La situación en Atucha es un síntoma, pero también una advertencia. Un síntoma de la fragilidad creciente del sistema sindical argentino frente a un gobierno que promueve el empobrecimiento planificado, y una advertencia de que el “modelo Milei” no puede sostenerse sin traiciones internas. Porque, seamos claros: ningún ajuste de esta magnitud sería posible sin sindicatos que elijan rendirse antes que luchar.
Mientras el gobierno se jacta de “domar” la inflación (manipulando los índices, pateando pagos y congelando salarios), lo que verdaderamente está domado es un sector del sindicalismo, acostumbrado a las oficinas refrigeradas y alejado del sudor de fábrica. La firma del 1,3% no es un número más: es la declaración de principios de una dirigencia que se sacó la camiseta obrera y se vistió de tecnócrata servil.
Y Atucha no es un lugar cualquiera. Allí se juega una parte estratégica de la soberanía energética argentina. Allí trabajan miles de personas que sostienen una infraestructura crítica para el país. Que en ese núcleo se esté gestando una ruptura sindical, una revuelta organizada y una masiva desvinculación de afiliados, debería encender todas las alarmas del poder político y sindical. Pero en vez de escuchar, eligen reprimir. En lugar de rectificar, se atrincheran.
No hay que confundirse: lo que ocurre en Atucha no es una reacción aislada ni caprichosa. Es la expresión de una clase trabajadora que empieza a decir basta. Que se cansa de los sueldos que no alcanzan, de las conducciones que negocian de espaldas a sus bases, y de un modelo económico que solo cierra para los de arriba. Mientras Milei celebra el “déficit cero” y se abraza con los gurús del mercado, abajo todo se desmorona. La rebelión en Atucha es una grieta en esa fachada.

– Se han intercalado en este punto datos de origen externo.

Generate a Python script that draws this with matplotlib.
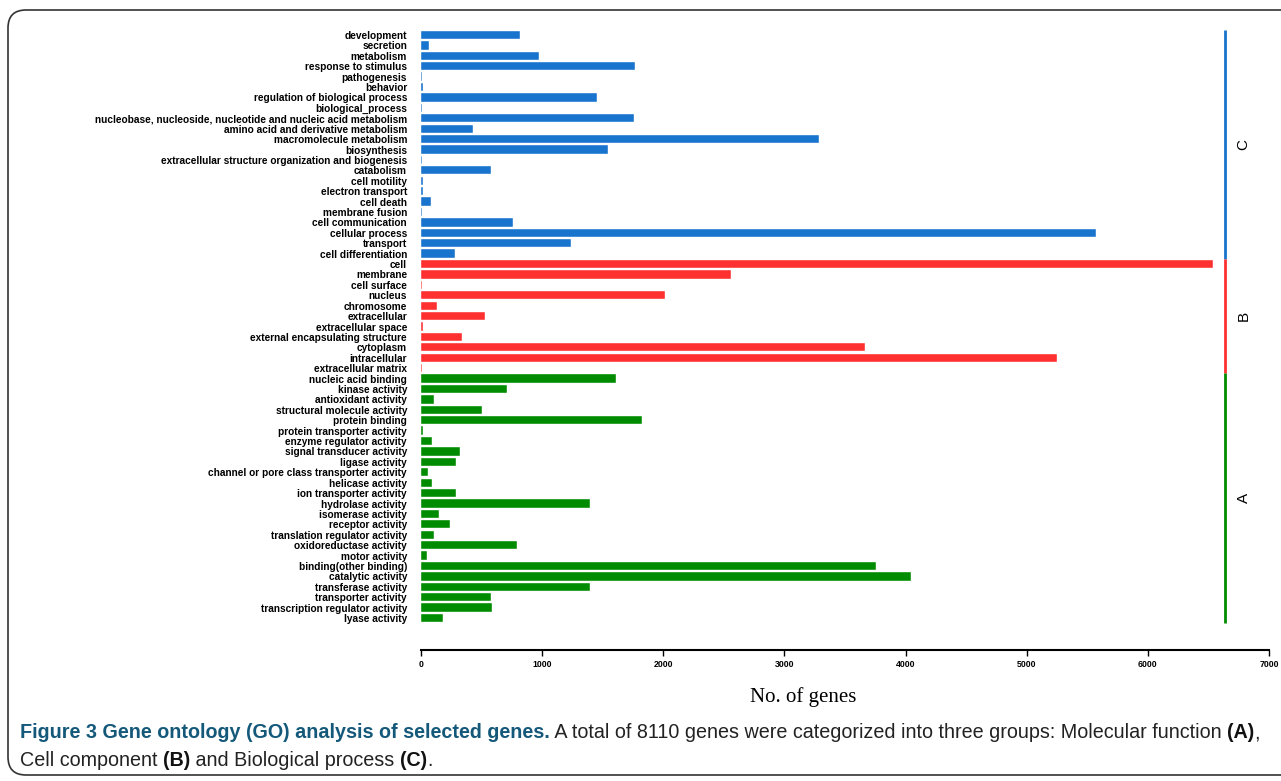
import matplotlib
matplotlib.use("Agg")
import matplotlib.pyplot as plt
from matplotlib.patches import FancyBboxPatch

# GO categories, top to bottom
bio_terms = ["development", "secretion", "metabolism", "response to stimulus",
             "pathogenesis", "behavior", "regulation of biological process",
             "biological_process",
             "nucleobase, nucleoside, nucleotide and nucleic acid metabolism",
             "amino acid and derivative metabolism", "macromolecule metabolism",
             "biosynthesis", "extracellular structure organization and biogenesis",
             "catabolism", "cell motility", "electron transport", "cell death",
             "membrane fusion", "cell communication", "cellular process",
             "transport", "cell differentiation"]
bio_counts = [815, 66, 970, 1767, 8, 18, 1454, 8, 1756, 431, 3287, 1545, 8,
              579, 18, 18, 85, 8, 756, 5570, 1236, 284]

cell_terms = ["cell", "membrane", "cell surface", "nucleus", "chromosome",
              "extracellular", "extracellular space",
              "external encapsulating structure", "cytoplasm", "intracellular",
              "extracellular matrix"]
cell_counts = [6540, 2555, 8, 2015, 130, 530, 20, 335, 3665, 5250, 8]

mol_terms = ["nucleic acid binding", "kinase activity", "antioxidant activity",
             "structural molecule activity", "protein binding",
             "protein transporter activity", "enzyme regulator activity",
             "signal transducer activity", "ligase activity",
             "channel or pore class transporter activity", "helicase activity",
             "ion transporter activity", "hydrolase activity",
             "isomerase activity", "receptor activity",
             "translation regulator activity", "oxidoreductase activity",
             "motor activity", "binding(other binding)", "catalytic activity",
             "transferase activity", "transporter activity",
             "transcription regulator activity", "lyase activity"]
mol_counts = [1612, 708, 105, 501, 1826, 19, 94, 325, 287, 58, 94, 287, 1394,
              151, 240, 105, 791, 47, 3752, 4044, 1394, 576, 587, 182]

groups = ["C", "B", "A"]
group_colors = ["#1874CD", "#FF3030", "#008B00"]
xticks = [0, 1000, 2000, 3000, 4000, 5000, 6000, 7000]

W, H = 1281, 781
fig = plt.figure(figsize=(W / 100, H / 100), dpi=100)
ax = fig.add_axes([421 / W, 1 - 650 / H, (1269 - 421) / W, 622 / H])

terms = bio_terms + cell_terms + mol_terms
counts = bio_counts + cell_counts + mol_counts
sizes = [len(bio_terms), len(cell_terms), len(mol_terms)]
colors = []
for c, n in zip(group_colors, sizes):
    colors += [c] * n
ypos = list(range(len(terms)))

ax.barh(ypos, counts, height=0.8, color=colors, edgecolor="white",
        linewidth=0.3)
ax.set_xlim(0, 7000)
ax.set_ylim(59.07, -0.67)

ax.set_yticks(ypos)
ax.set_yticklabels(terms, family="Liberation Sans", weight="bold", size=7.25)
ax.tick_params(axis="y", length=0, pad=10)

ax.set_xticks(xticks)
ax.set_xticklabels([str(t) for t in xticks], family="Liberation Sans",
                   weight="bold", size=6.3)
ax.tick_params(axis="x", length=4, width=1, pad=3)

for s in ["left", "right", "top"]:
    ax.spines[s].set_visible(False)
ax.spines["bottom"].set_linewidth(1.5)

# group bars on the right
start = -0.5
for g, c, n in zip(groups, group_colors, sizes):
    end = start + n
    ax.plot([6636, 6636], [start, end], color=c, lw=2, solid_capstyle="butt")
    ax.text(6790, (start + end) / 2, g, rotation=90, ha="center", va="center",
            fontsize=11, family="Liberation Sans")
    start = end

fig.text(803 / W, 1 - 697 / H, "No. of genes", family="Liberation Serif",
         fontsize=15, ha="center", va="center")

# caption, pieces laid side by side
lines = [
    [("Figure 3 Gene ontology (GO) analysis of selected genes.", "bold", "#14587a"),
     (" A total of 8110 genes were categorized into three groups: Molecular function ", "normal", "#222222"),
     ("(A)", "bold", "#111111"), (",", "normal", "#222222")],
    [("Cell component ", "normal", "#222222"), ("(B)", "bold", "#111111"),
     (" and Biological process ", "normal", "#222222"), ("(C)", "bold", "#111111"),
     (".", "normal", "#222222")],
]
r = fig.canvas.get_renderer()
for line, yc in zip(lines, [733, 761]):
    x = 20
    for txt, wt, col in line:
        t = fig.text(x / W, 1 - yc / H, txt, family="Liberation Sans", weight=wt,
                     color=col, fontsize=14.2, ha="left", va="center")
        bb = t.get_window_extent(r)
        x = bb.x1

box = FancyBboxPatch((0.08, 0.06), 13.0, 7.65,
                     boxstyle="round,pad=0,rounding_size=0.18",
                     transform=fig.dpi_scale_trans, fill=False,
                     edgecolor="#333333", lw=1.2)
fig.add_artist(box)

fig.savefig("out.png", dpi=100)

Este conflicto, además, pone en cuestión el papel que debe jugar el sindicalismo en este nuevo escenario. ¿Será simplemente una correa de transmisión de los designios gubernamentales o recuperará su histórica función de defensa activa del interés de los trabajadores? Por ahora, Luz y Fuerza eligió lo primero. Pero los obreros de Atucha están empezando a construir lo segundo, desde abajo, con organización, rebeldía y autoconvocatoria.
Los próximos días serán decisivos. La asamblea autoconvocada puede ser el punto de partida de una reconstrucción sindical que no se conforme con representar sino que se atreva a resistir. En un país donde todo se desvaloriza, ellos eligen recuperar el valor de la dignidad.